▶ _What you have to do_
Starting from the top of the material, restate each line exactly until the line that contains "plt.rcParams['mathtext.fontset'] = 'stix'", which is also copied. Pictures are excluded.

▶ _Data lines_
_____

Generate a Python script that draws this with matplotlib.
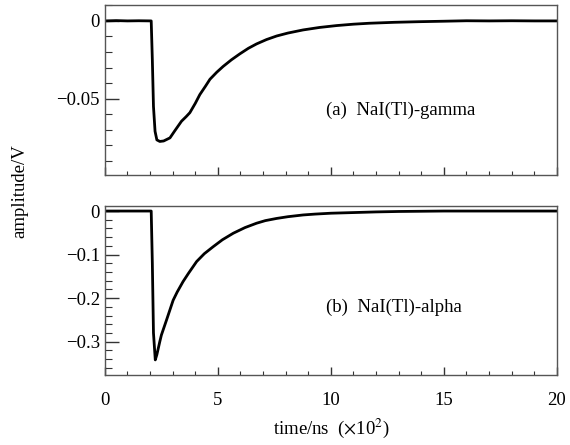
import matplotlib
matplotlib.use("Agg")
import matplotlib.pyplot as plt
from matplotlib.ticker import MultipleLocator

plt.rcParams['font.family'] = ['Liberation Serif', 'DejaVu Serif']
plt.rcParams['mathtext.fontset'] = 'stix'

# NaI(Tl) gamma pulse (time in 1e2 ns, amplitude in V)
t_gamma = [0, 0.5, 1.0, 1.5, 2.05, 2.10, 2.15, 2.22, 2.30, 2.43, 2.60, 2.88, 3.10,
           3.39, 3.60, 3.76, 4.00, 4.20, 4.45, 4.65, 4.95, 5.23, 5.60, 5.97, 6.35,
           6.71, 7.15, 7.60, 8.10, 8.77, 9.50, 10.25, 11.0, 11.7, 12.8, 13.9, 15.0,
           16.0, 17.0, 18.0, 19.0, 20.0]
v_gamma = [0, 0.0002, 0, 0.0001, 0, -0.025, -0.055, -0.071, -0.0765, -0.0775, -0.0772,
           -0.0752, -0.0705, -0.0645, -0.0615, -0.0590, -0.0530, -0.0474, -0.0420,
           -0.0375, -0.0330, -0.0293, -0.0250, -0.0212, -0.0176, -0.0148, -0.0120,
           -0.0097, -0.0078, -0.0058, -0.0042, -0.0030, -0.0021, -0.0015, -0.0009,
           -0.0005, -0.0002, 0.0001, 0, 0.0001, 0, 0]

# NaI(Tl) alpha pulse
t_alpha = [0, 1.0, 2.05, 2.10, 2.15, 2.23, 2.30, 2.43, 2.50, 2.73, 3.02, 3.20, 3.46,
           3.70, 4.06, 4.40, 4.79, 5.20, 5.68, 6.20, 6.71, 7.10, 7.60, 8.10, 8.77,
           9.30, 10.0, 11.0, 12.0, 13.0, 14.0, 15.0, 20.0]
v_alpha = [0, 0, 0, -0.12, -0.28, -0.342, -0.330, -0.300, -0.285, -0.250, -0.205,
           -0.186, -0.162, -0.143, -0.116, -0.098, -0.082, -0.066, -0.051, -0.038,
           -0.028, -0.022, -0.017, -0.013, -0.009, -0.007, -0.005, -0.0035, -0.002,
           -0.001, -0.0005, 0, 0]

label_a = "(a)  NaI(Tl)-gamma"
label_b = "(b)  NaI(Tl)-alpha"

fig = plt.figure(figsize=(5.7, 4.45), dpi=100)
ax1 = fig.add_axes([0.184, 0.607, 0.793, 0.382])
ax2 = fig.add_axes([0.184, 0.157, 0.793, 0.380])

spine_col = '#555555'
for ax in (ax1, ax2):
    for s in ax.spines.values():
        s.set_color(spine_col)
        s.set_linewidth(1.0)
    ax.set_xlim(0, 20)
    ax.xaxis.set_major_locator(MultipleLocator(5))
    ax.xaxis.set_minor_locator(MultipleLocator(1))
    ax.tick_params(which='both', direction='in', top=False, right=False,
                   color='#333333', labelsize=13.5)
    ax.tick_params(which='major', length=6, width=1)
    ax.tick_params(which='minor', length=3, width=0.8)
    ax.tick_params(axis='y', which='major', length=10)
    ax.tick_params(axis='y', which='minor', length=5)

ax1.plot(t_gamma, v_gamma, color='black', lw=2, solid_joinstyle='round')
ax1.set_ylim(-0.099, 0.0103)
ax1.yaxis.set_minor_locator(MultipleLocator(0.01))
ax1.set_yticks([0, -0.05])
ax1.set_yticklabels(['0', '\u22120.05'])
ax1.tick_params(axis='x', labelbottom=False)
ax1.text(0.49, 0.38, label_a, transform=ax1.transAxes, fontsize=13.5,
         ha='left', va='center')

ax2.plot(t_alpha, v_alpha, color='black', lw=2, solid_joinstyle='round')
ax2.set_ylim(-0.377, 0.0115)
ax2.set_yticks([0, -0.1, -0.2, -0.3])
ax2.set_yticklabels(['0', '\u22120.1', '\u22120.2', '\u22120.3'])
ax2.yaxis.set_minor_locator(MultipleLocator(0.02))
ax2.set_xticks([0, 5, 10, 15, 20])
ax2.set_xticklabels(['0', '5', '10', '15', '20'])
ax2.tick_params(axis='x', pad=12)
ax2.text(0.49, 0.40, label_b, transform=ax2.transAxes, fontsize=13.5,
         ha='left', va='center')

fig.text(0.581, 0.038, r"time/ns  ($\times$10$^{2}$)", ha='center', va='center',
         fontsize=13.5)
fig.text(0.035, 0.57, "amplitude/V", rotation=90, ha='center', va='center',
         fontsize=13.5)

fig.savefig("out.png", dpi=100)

_____

▶ _Solved problem_
Generate a Python script that draws this with matplotlib.
import matplotlib
matplotlib.use("Agg")
import matplotlib.pyplot as plt
from matplotlib.ticker import MultipleLocator

plt.rcParams['font.family'] = ['Liberation Serif', 'DejaVu Serif']
plt.rcParams['mathtext.fontset'] = 'stix'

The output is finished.